Please don’t call me

Today is a truly glorious day.  Sunny, light infused, mellow, peaceful and smiley.

Away from my desk today meant having a picnic lunch with my friends Tam and Mike on the grass over-looking Victoria Harbour – hummus and quiche, bread and ham, a really great salad. Good conversation that ebbed and flowed, buoyed up by the sunshine and sparkliness of the water.

Kind of a shame that I am leaving to head far, far north tomorrow in search of the sun …

It’s just so easy to leave Melbourne when it’s bitter, cold and twisted  – so often the case at this time of year – and flee north to sunny Queensland.

Having made the decision months ago in the dead of winter, I guess we’ll just have to tough it out.

It’s funny, because the big questions for this trip didn’t revolve around where we would go or stay.

For me, it’s more about how can I encourage a state of real presence in myself and my children for the here and now.

And for me, like lots and lots of people, it’s got a lot to do with my phone. Having a phone is like taking your desk, your friends, your loved ones, your colleagues, all the myriad of large and small issues and worries, compressing them into something that fits in your pocket, and carrying it round with you ALL THE TIME.

It’s such a drag. A serious drag.

Because instead of taking in what you can see, hear, feel and touch wherever you are, you are thinking about something else, someone else, somewhere else. It totally sucks.    

The moments where I do become aware of this, and deliberately pull myself back into the present, whether its on a tram, at my desk, talking to a friend, I feel a sense of delicious connectedness that is both grounding and satisfying. Imagine spending every waking minute actually thinking about what we were doing at the time, rather than: a) worrying about the future; or b) regretting or over-analysing the past. Just imagine.

So this holiday I have resolved to have no-phone time during the day, where we leave our phones behind. We go to the beach without our phones. We go for ice-cream without our phones. We go for bike rides without our phones. We sit and do nothing. Without our phones. I know. SCARY ISN’T IT?

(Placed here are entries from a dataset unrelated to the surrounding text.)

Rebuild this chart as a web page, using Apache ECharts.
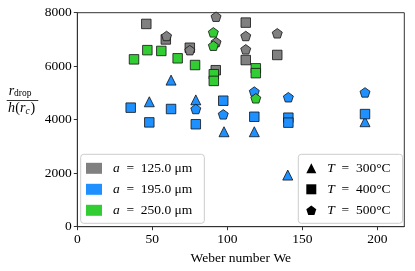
<!DOCTYPE html>
<html>
<head>
<meta charset="utf-8">
<script src="https://cdn.jsdelivr.net/npm/echarts@6/dist/echarts.min.js"></script>
<style>html,body{margin:0;padding:0;background:#fff}#c{width:415px;height:271px}</style>
</head>
<body>
<div id="c"></div>
<script>
// ---- data: [Weber number, r_drop / h(r_c)] ----
const gray400 = [[46,7580],[59,7000],[75,6690],[92.3,5850],[112.3,7630],[112.3,6230],[133.3,6420]];
const gray500 = [[59.5,7130],[75,6600],[92.5,7850],[92.5,6900],[112.3,7130],[112.3,6630],[133.3,7230]];
const blue300 = [[48,4670],[62.5,5480],[79,4740],[97.8,3550],[118,3550],[140.3,1930],[191.8,3925]];
const blue400 = [[35.6,4450],[48,3900],[62.5,4400],[79,3830],[97.3,4710],[118,4110],[140.7,4075],[140.7,3890],[191.8,4210]];
const blue500 = [[79,4400],[97.3,4200],[118,5050],[140.7,4840],[191.8,5020]];
const green400 = [[37.8,6256],[46.7,6600],[56,6570],[66.9,6295],[78.5,6044],[91,5700],[91,5450],[119,5920],[119,5740]];
const green500 = [[90.7,7265],[90.7,6766],[119,4800]];

const xTicks = [0,50,100,150,200];
const yTicks = [0,2000,4000,6000,8000];
const sizeNames = ['a = 125.0 μm','a = 195.0 μm','a = 250.0 μm'];
const tempNames = ['T = 300°C','T = 400°C','T = 500°C'];

const FONT = '"Liberation Serif", "DejaVu Serif", serif';
const C_GRAY = '#808080', C_BLUE = '#1e90ff', C_GREEN = '#32cd32';
const PENT = 'path://M0,-1L0.951,-0.309L0.588,0.809L-0.588,0.809L-0.951,-0.309Z';
const SYM = {300:'triangle', 400:'rect', 500:PENT};
const SSZ = {300:10, 400:9.5, 500:10};

function sc(name, data, color, t){
  return {type:'scatter', name:name, data:data, symbol:SYM[t], symbolSize:SSZ[t], symbolKeepAspect:true,
    itemStyle:{color:color, borderColor:'#111', borderWidth:0.8, opacity:1},
    emphasis:{disabled:true}, animation:false};
}
function dummy(name, color, symbol){
  const s = {type:'scatter', name:name, data:[], itemStyle:{color:color, opacity:1}};
  if (symbol) s.symbol = symbol;
  return s;
}

const series = [
  sc('g400', gray400, C_GRAY, 400),
  sc('g500', gray500, C_GRAY, 500),
  sc('b300', blue300, C_BLUE, 300),
  sc('b400', blue400, C_BLUE, 400),
  sc('b500', blue500, C_BLUE, 500),
  sc('gr400', green400, C_GREEN, 400),
  sc('gr500', green500, C_GREEN, 500),
  dummy(sizeNames[0], C_GRAY), dummy(sizeNames[1], C_BLUE), dummy(sizeNames[2], C_GREEN),
  dummy(tempNames[0], '#000', 'triangle'), dummy(tempNames[1], '#000', 'rect'), dummy(tempNames[2], '#000', PENT)
];

function fmt(n){ return '{i|' + n.charAt(0) + '}' + n.slice(1).replace(' = ', '  =  '); }

const legendBase = {
  orient:'vertical', selectedMode:false,
  backgroundColor:'rgba(255,255,255,0.8)', borderColor:'#cccccc', borderWidth:1, borderRadius:3,
  formatter: fmt,
  textStyle:{fontFamily:FONT, fontSize:13.5, color:'#000', lineHeight:14, padding:[0,0,0,6],
    rich:{i:{fontFamily:FONT, fontSize:13.5, fontStyle:'italic', color:'#000'}}}
};

const option = {
  animation:false,
  grid:{left:77.3, right:10.7, top:12.7, bottom:44.3, containLabel:false, outerBoundsMode:'none',
    show:true, borderColor:'#333', borderWidth:1, backgroundColor:'transparent'},
  xAxis:{type:'value', min:0, max:218, interval:50,
    name:'Weber number We', nameLocation:'middle', nameGap:22,
    nameTextStyle:{fontFamily:FONT, fontSize:13.5, color:'#000'},
    axisLine:{show:true, lineStyle:{color:'#333', width:1}},
    axisTick:{show:true, inside:false, length:3.5, lineStyle:{color:'#333'}, customValues:xTicks},
    axisLabel:{fontFamily:FONT, fontSize:13.5, color:'#000', margin:6, customValues:xTicks},
    splitLine:{show:false}},
  yAxis:{type:'value', min:0, max:8000, interval:2000,
    axisLine:{show:true, lineStyle:{color:'#333', width:1}},
    axisTick:{show:true, inside:false, length:3.5, lineStyle:{color:'#333'}, customValues:yTicks},
    axisLabel:{fontFamily:FONT, fontSize:13.5, color:'#000', margin:5.5, customValues:yTicks,
      formatter:function(v){ return String(v); }},
    splitLine:{show:false}},
  legend:[
    Object.assign({}, legendBase, {left:80.7, top:154.3, padding:[7,12,6,5.3], itemWidth:16, itemHeight:11, itemGap:7,
      data:sizeNames.map((n,i)=>({name:n, icon:'rect', itemStyle:{color:[C_GRAY,C_BLUE,C_GREEN][i], borderWidth:0, opacity:1}}))}),
    Object.assign({}, legendBase, {left:298.3, top:154.3, padding:[7,12,6,8], itemWidth:10, itemHeight:10, itemGap:7,
      data:tempNames.map((n,i)=>({name:n, icon:['triangle','rect',PENT][i], itemStyle:{color:'#000', borderWidth:0, opacity:1}}))})
  ],
  graphic:[
    {type:'text', x:8.7, y:91, style:{text:'r', font:'italic 14px '+FONT, fill:'#000', textVerticalAlign:'middle'}},
    {type:'text', x:14, y:93.5, style:{text:'drop', font:'9.5px '+FONT, fill:'#000', textVerticalAlign:'middle'}},
    {type:'line', shape:{x1:6.7, y1:100.5, x2:38.3, y2:100.5}, style:{stroke:'#000', lineWidth:0.8}},
    {type:'text', x:8, y:108, style:{text:'h', font:'italic 14px '+FONT, fill:'#000', textVerticalAlign:'middle'}},
    {type:'text', x:15.2, y:108, style:{text:'(', font:'14px '+FONT, fill:'#000', textVerticalAlign:'middle'}},
    {type:'text', x:20, y:108, style:{text:'r', font:'italic 14px '+FONT, fill:'#000', textVerticalAlign:'middle'}},
    {type:'text', x:25.5, y:111, style:{text:'c', font:'italic 9.5px '+FONT, fill:'#000', textVerticalAlign:'middle'}},
    {type:'text', x:30.5, y:108, style:{text:')', font:'14px '+FONT, fill:'#000', textVerticalAlign:'middle'}}
  ],
  series: series
};

const chart = echarts.init(document.getElementById('c'), null, {renderer:'canvas'});
chart.setOption(option);
</script>
</body>
</html>
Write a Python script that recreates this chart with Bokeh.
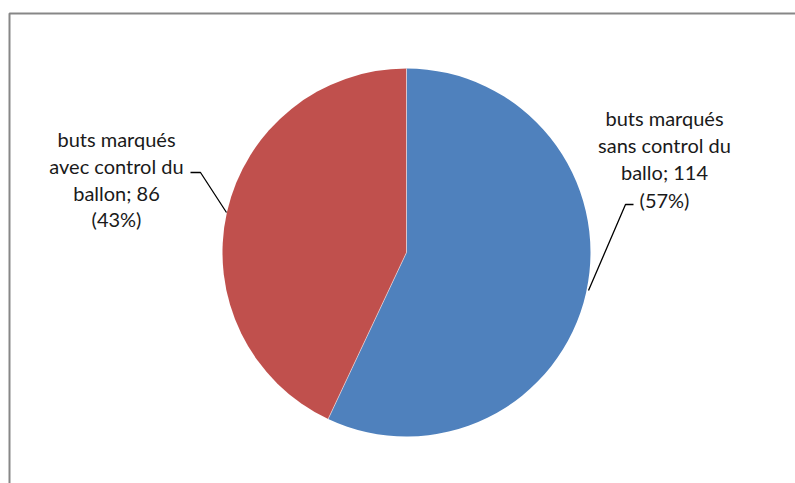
import numpy as np
from bokeh.plotting import figure
from bokeh.models import Range1d, ColumnDataSource
from bokeh.core.properties import value
from bokeh.embed import file_html
from bokeh.resources import INLINE

categories = ["buts marqués sans control du ballo", "buts marqués avec control du ballon"]
values = [114, 86]
colors = ["#4F81BD", "#C0504D"]
label_lines = [
    ["buts marqués", "sans control du", "ballo; 114", "(57%)"],
    ["buts marqués", "avec control du", "ballon; 86", "(43%)"],
]

W, H = 795, 483
p = figure(width=W, height=H, output_backend="svg", toolbar_location=None,
           x_range=Range1d(0, W), y_range=Range1d(0, H), min_border=0)
p.axis.visible = False
p.grid.visible = False
p.outline_line_color = None
p.background_fill_color = "white"
p.border_fill_color = "white"

def Y(y):
    return H - y

# frame
p.line([9, 9, W + 5], [Y(H + 5), Y(13), Y(13)], line_color="#878787", line_width=2)

cx, cy, r = 406, Y(252), 184
vals = np.array(values, dtype=float)
frac = vals / vals.sum()
cum = np.concatenate([[0], np.cumsum(frac)])
# clockwise from top
ang_a = np.pi / 2 - 2 * np.pi * cum[:-1]
ang_b = np.pi / 2 - 2 * np.pi * cum[1:]
src = ColumnDataSource(dict(start=ang_b, end=ang_a, color=colors))
p.wedge(x=cx, y=cy, radius=r, radius_units="screen", start_angle="start", end_angle="end",
        fill_color="color", line_color=None, source=src)
for a in ang_a:
    p.line([cx, cx + r * np.cos(a)], [cy, cy + r * np.sin(a)], line_color="white",
           line_alpha=0.5, line_width=1)

# leader lines
p.line([588, 625, 633], [Y(290), Y(204), Y(204)], line_color="black", line_width=1.3)
p.line([226, 200, 190], [Y(212), Y(172), Y(172)], line_color="black", line_width=1.3)

# labels
centers = [(664, [117, 144, 171, 199]), (116, [138, 165, 192, 218])]
for (lx, ys), lines in zip(centers, label_lines):
    p.text(x=[lx] * len(lines), y=[Y(v) for v in ys], text=lines,
           text_font=value("Lato"), text_font_size="20px", text_color="#1a1a1a",
           text_align="center", text_baseline="middle")

open("out.html", "w").write(file_html(p, INLINE))
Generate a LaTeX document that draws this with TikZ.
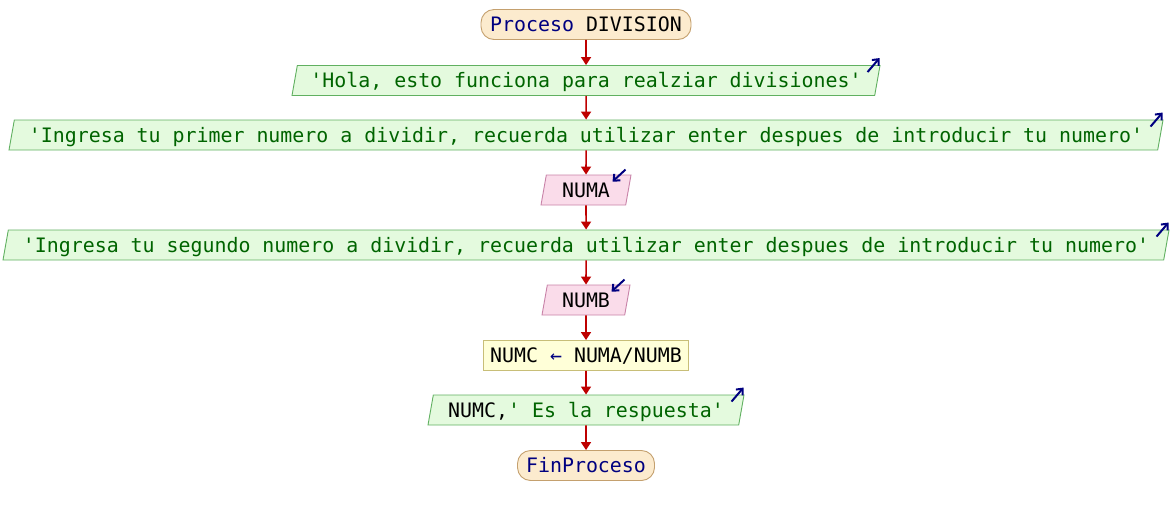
\documentclass[tikz,border=0pt]{standalone}
\usepackage{fontspec}
\setmonofont{DejaVu Sans Mono}
\usetikzlibrary{shapes.geometric,arrows.meta}
\definecolor{termfill}{RGB}{252,235,206}
\definecolor{termdraw}{RGB}{196,160,110}
\definecolor{outfill}{RGB}{228,250,222}
\definecolor{outdraw}{RGB}{96,176,96}
\definecolor{infill}{RGB}{250,220,234}
\definecolor{indraw}{RGB}{200,130,168}
\definecolor{procfill}{RGB}{255,255,216}
\definecolor{procdraw}{RGB}{200,190,120}
\definecolor{flowred}{RGB}{190,0,0}
\definecolor{kwblue}{RGB}{0,0,128}
\definecolor{strgreen}{RGB}{0,100,0}
\tikzset{
  base/.style={minimum height=30pt, inner sep=0pt, line width=0.9pt, text height=14.6pt, text depth=0pt},
  term/.style={base, rectangle, rounded corners=13pt, fill=termfill, draw=termdraw},
  proc/.style={base, rectangle, fill=procfill, draw=procdraw},
  para/.style={base, trapezium, trapezium left angle=70, trapezium right angle=110, trapezium stretches body},
  outbox/.style={para, fill=outfill, draw=outdraw, text=strgreen},
  inbox/.style={para, fill=infill, draw=indraw},
  flow/.style={draw=flowred, line width=1.6pt, -{Triangle[length=8pt,width=10pt]}},
  icon/.style={draw=kwblue, line width=2pt, -{Straight Barb[length=5pt,width=9pt]}}
}
\begin{document}
\begin{tikzpicture}[x=1pt, y=-1pt, font=\ttfamily\fontsize{19.9}{22}\selectfont]
\useasboundingbox (0,0) rectangle (1172,515);
\node[term, minimum width=210pt] (t1) at (586,24.5) {{\color{kwblue}Proceso} DIVISION};
\node[outbox, minimum width=588pt] (hola) at (586,80.5) {'Hola, esto funciona para realziar divisiones'};
\node[outbox, minimum width=1154pt] (primer) at (586,135) {'Ingresa tu primer numero a dividir, recuerda utilizar enter despues de introducir tu numero'};
\node[inbox, minimum width=90pt] (numa) at (586,190) {NUMA};
\node[outbox, minimum width=1166pt] (segundo) at (586,245) {'Ingresa tu segundo numero a dividir, recuerda utilizar enter despues de introducir tu numero'};
\node[inbox, minimum width=88pt] (numb) at (586,300) {NUMB};
\node[proc, minimum width=205pt] (calc) at (586,355.5) {NUMC {\color{kwblue}←} NUMA/NUMB};
\node[outbox, minimum width=316pt] (res) at (586,410) {{\color{black}NUMC,}' Es la respuesta'};
\node[term, minimum width=137pt] (fin) at (586,465.5) {{\color{kwblue}FinProceso}};
\draw[flow] (t1.south) -- (hola.north);
\draw[flow] (hola.south) -- (primer.north);
\draw[flow] (primer.south) -- (numa.north);
\draw[flow] (numa.south) -- (segundo.north);
\draw[flow] (segundo.south) -- (numb.north);
\draw[flow] (numb.south) -- (calc.north);
\draw[flow] (calc.south) -- (res.north);
\draw[flow] (res.south) -- (fin.north);
\draw[icon] ([shift={(-13,7)}]hola.top right corner) -- ++(12,-14);
\draw[icon] ([shift={(-13,7)}]primer.top right corner) -- ++(12,-14);
\draw[icon] ([shift={(-13,7)}]segundo.top right corner) -- ++(12,-14);
\draw[icon] ([shift={(-13,7)}]res.top right corner) -- ++(12,-14);
\draw[icon] ([shift={(-6,-5)}]numa.top right corner) -- ++(-13,12);
\draw[icon] ([shift={(-6,-5)}]numb.top right corner) -- ++(-13,12);
\end{tikzpicture}
\end{document}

Won’t I be bored? What if someone were to get sick? What if something happened to my parents? What if the house burned down? What if my partner broke up with me because he interpretted my not answering the phone as a sign of indifference and found someone who always had her phone on her? Always on call. Never remote and unattainable. What if?

 So I guess the antidote to this is to remember the time before mobile phones when holidays away from home meant keeping in touch via public phones along the journey. When people didn’t expect to be able to reach you all the time. When things could wait. When we were allowed to be bored from time to time, and it wasn’t seen as suffering akin to one of Dante’s seven circles of hell.
Just imagine that. Would make a great sci-fi concept.